Pflegebox-Betrug: So schützen sich Pflegende und Pflegebedürftige
Um sich vor solch einem Betrug zu schützen, gibt die Verbraucherzentrale einige Handlungsempfehlungen für Pflegebedürftige und ihre Angehörigen:
- Unerwünschte Anrufe abwehren: Fordern Sie bei Werbeanrufen die Löschung Ihrer Daten und widersprechen Sie weiteren Kontaktversuchen. Stellen Sie gezielt Rückfragen wie: „Wer sind Sie?“ oder „Für welches Unternehmen rufen Sie an?“
- Keine vorschnellen Zusagen: Lassen Sie sich nicht zu Vertragsabschlüssen drängen. Informieren Sie sich bei Ihrer Pflegekasse, welche Leistungen Ihnen zustehen – zum Beispiel über Pflegehilfsmittel bei anerkanntem Pflegegrad.
- Keine Dokumente unterschreiben: Verzichten Sie auf die Unterschrift bei nachträglich zugesandten Vollmachten oder Anträgen zur Kostenübernahme – besonders, wenn Sie nichts bestellt haben.
- Unbestellte Ware und Zahlungsforderungen: Widerrufen oder fechten Sie ungewollte Lieferungen an, etwa mit einem Musterbrief der Verbraucherzentrale NRW. Verweigern Sie die Annahme oder informieren Sie den Anbieter über die Abholung. Widersprechen Sie Zahlungsforderungen und prüfen Sie, ob Ihre Pflegekasse involviert wurde.
- Datenschutz und Beschwerden: Geben Sie keine sensiblen Informationen am Telefon weiter. Wenn Sie wissen möchten, woher Ihre Daten stammen, stellen Sie ein Auskunftsersuchen nach Artikel 15 DSGVO. Bei wiederholtem Kontakt trotz Löschaufforderung können Sie eine Beschwerde bei der Landesdatenschutzbehörde einreichen.

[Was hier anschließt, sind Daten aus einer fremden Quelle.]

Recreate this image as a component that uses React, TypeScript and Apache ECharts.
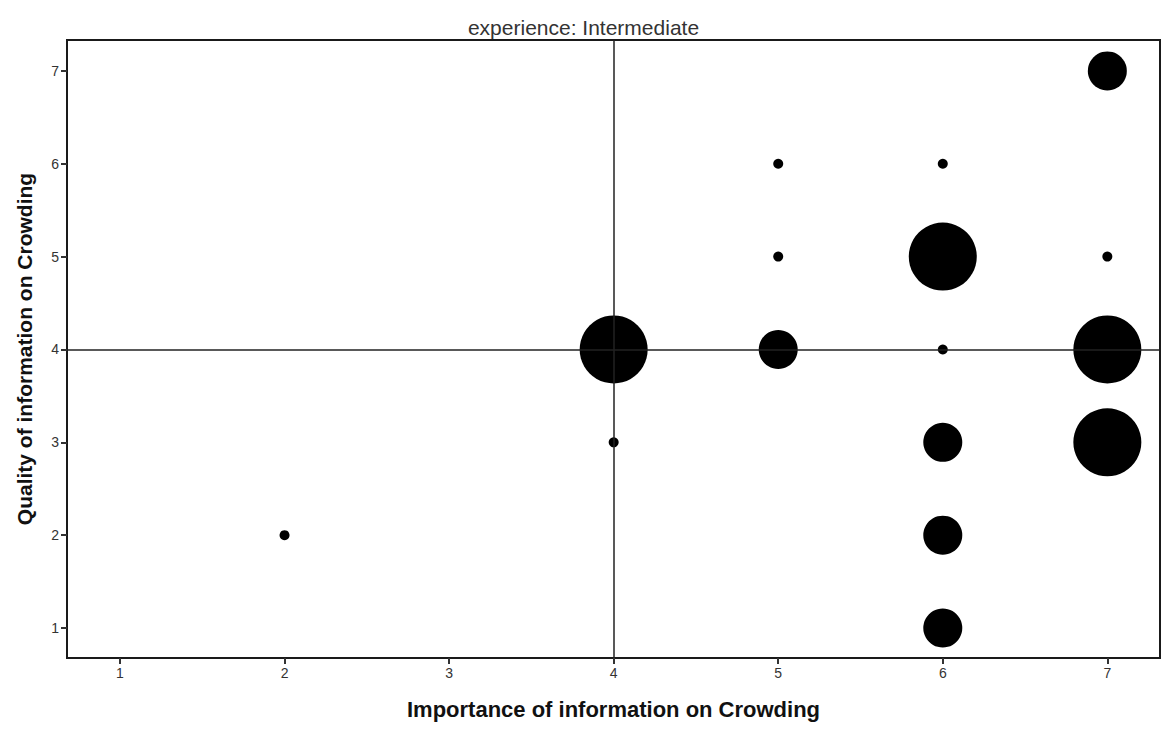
import React, { useEffect, useRef } from "react";
import * as echarts from "echarts";

// Importance (x), quality (y) and number of respondents at each combination
const importance = [2, 4, 4, 5, 5, 5, 6, 6, 6, 6, 6, 6, 7, 7, 7, 7];
const quality = [2, 3, 4, 6, 5, 4, 6, 5, 4, 3, 2, 1, 7, 5, 4, 3];
const counts = [1, 1, 3, 1, 1, 2, 1, 3, 1, 2, 2, 2, 2, 1, 3, 3];
const tickValues = [1, 2, 3, 4, 5, 6, 7];
const chartTitle = "experience: Intermediate";
const xTitle = "Importance of information on Crowding";
const yTitle = "Quality of information on Crowding";

const FONT = "'Liberation Sans', Arial, sans-serif";

export default function App() {
  const ref = useRef<HTMLDivElement>(null);

  useEffect(() => {
    if (!ref.current) return;
    const chart = echarts.init(ref.current, undefined, { renderer: "svg" });
    const points = importance.map((x, i) => [x, quality[i], counts[i]]);

    const axisCommon = {
      type: "value",
      splitLine: { show: false },
      axisLine: { show: true, onZero: false, lineStyle: { color: "#1a1a1a", width: 2 } },
      axisTick: {
        show: true,
        inside: false,
        length: 6,
        customValues: tickValues,
        lineStyle: { color: "#333", width: 2 },
      },
      axisLabel: {
        customValues: tickValues,
        color: "#333",
        fontFamily: FONT,
        fontSize: 14,
        margin: 8,
      },
      nameLocation: "middle",
    };

    chart.setOption({
      animation: false,
      backgroundColor: "#ffffff",
      title: {
        text: chartTitle,
        left: "center",
        top: 12,
        textStyle: { fontFamily: FONT, fontWeight: "normal", fontSize: 21, color: "#333" },
      },
      grid: {
        left: 67,
        top: 40,
        right: 7,
        bottom: 72,
        show: true,
        borderColor: "#1a1a1a",
        borderWidth: 2,
        backgroundColor: "#fff",
      },
      xAxis: {
        ...axisCommon,
        min: 0.678,
        max: 7.32,
        name: xTitle,
        nameGap: 40,
        nameTextStyle: { fontFamily: FONT, fontWeight: "bold", fontSize: 22, color: "#111" },
      },
      yAxis: {
        ...axisCommon,
        min: 0.677,
        max: 7.333,
        name: yTitle,
        nameGap: 32,
        nameTextStyle: { fontFamily: FONT, fontWeight: "bold", fontSize: 21, color: "#111" },
      },
      series: [
        {
          type: "scatter",
          data: points,
          symbol: "circle",
          symbolSize: (v: number[]) => 10 + (v[2] - 1) * 29,
          itemStyle: { color: "#000", opacity: 1 },
          markLine: {
            silent: true,
            symbol: "none",
            label: { show: false },
            lineStyle: { color: "#222", width: 1.5, type: "solid" },
            data: [{ xAxis: 4 }, { yAxis: 4 }],
          },
          z: 3,
        },
      ],
    });
    return () => chart.dispose();
  }, []);

  return (
    <div
      ref={ref}
      style={{ position: "fixed", left: 0, top: 0, width: 1167, height: 730 }}
    />
  );
}
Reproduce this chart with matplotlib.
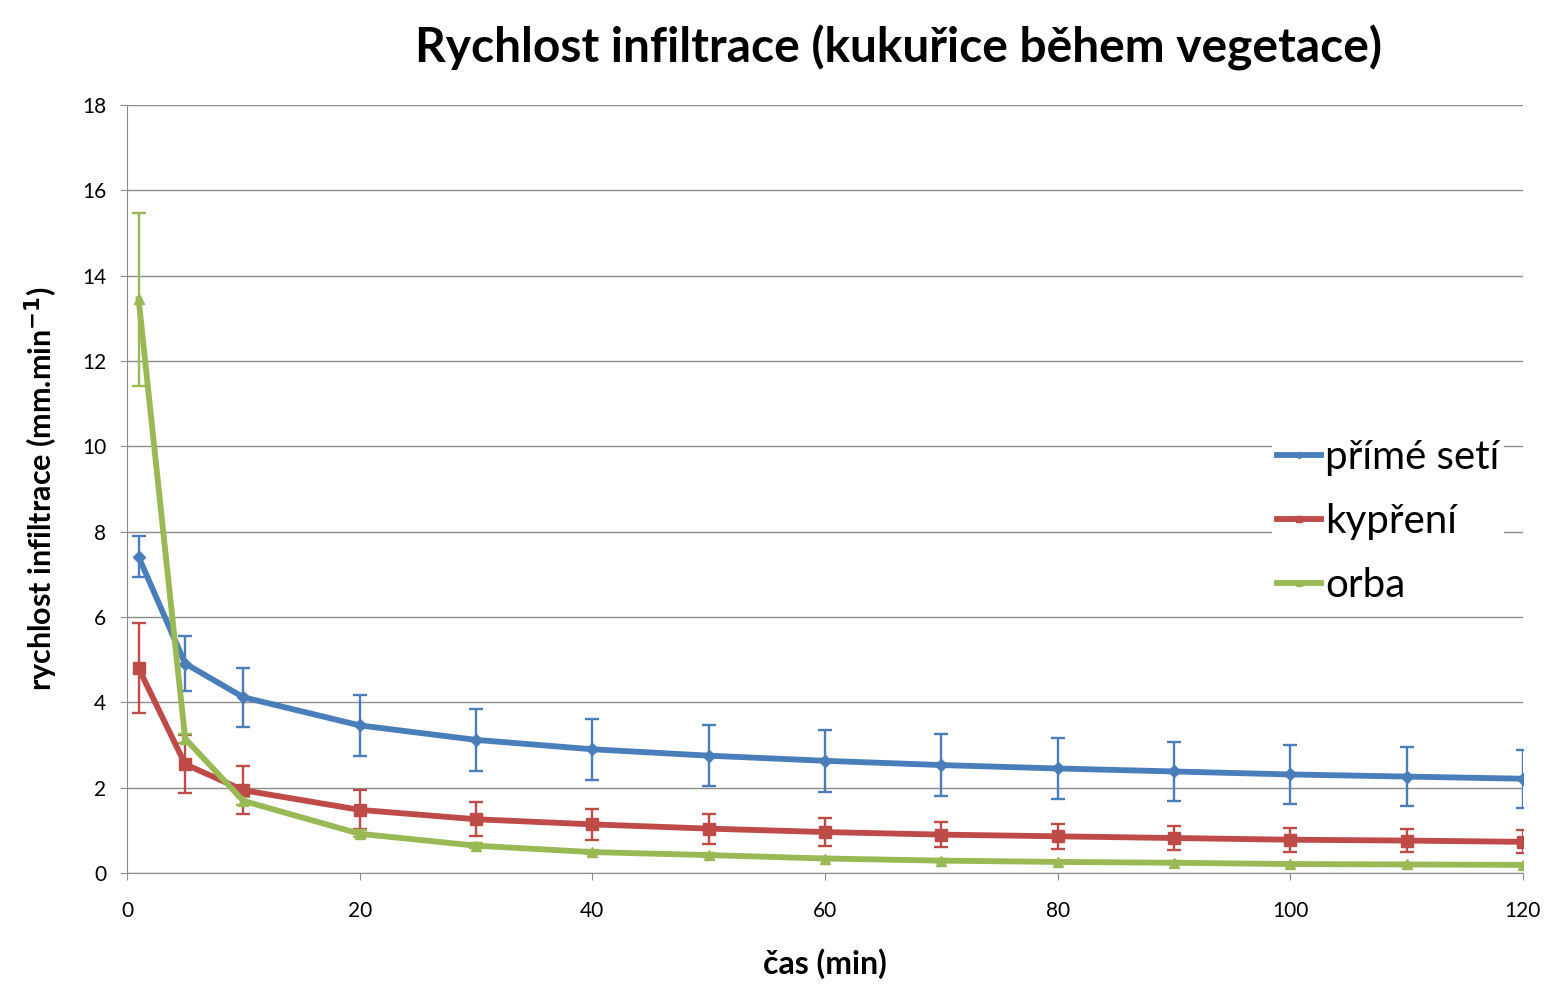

Gut zu wissen: Als Reaktion auf missbräuchliche Praktiken hat der GKV-Spitzenverband entsprechende Vorgaben eingeführt. Seit dem 1. Juli 2024 ist es Anbietern untersagt, Pflegebedürftige unaufgefordert zu kontaktieren. Dennoch melden Verbraucherzentralen weiterhin unerwünschte Anrufe. Man kann somit aber immerhin recht sicher sein, dass es sich nicht um seriöse Anbieter handelt, wenn man proaktiv angerufen wird.
Übrigens: Wer Angehörige pflegt, kann davon unter Umständen steuerlich profitieren. Mit dem Pflegepauschbetrag können mögliche Kosten nämlich abgesetzt werden – allerdings erst ab Pflegegrad 2.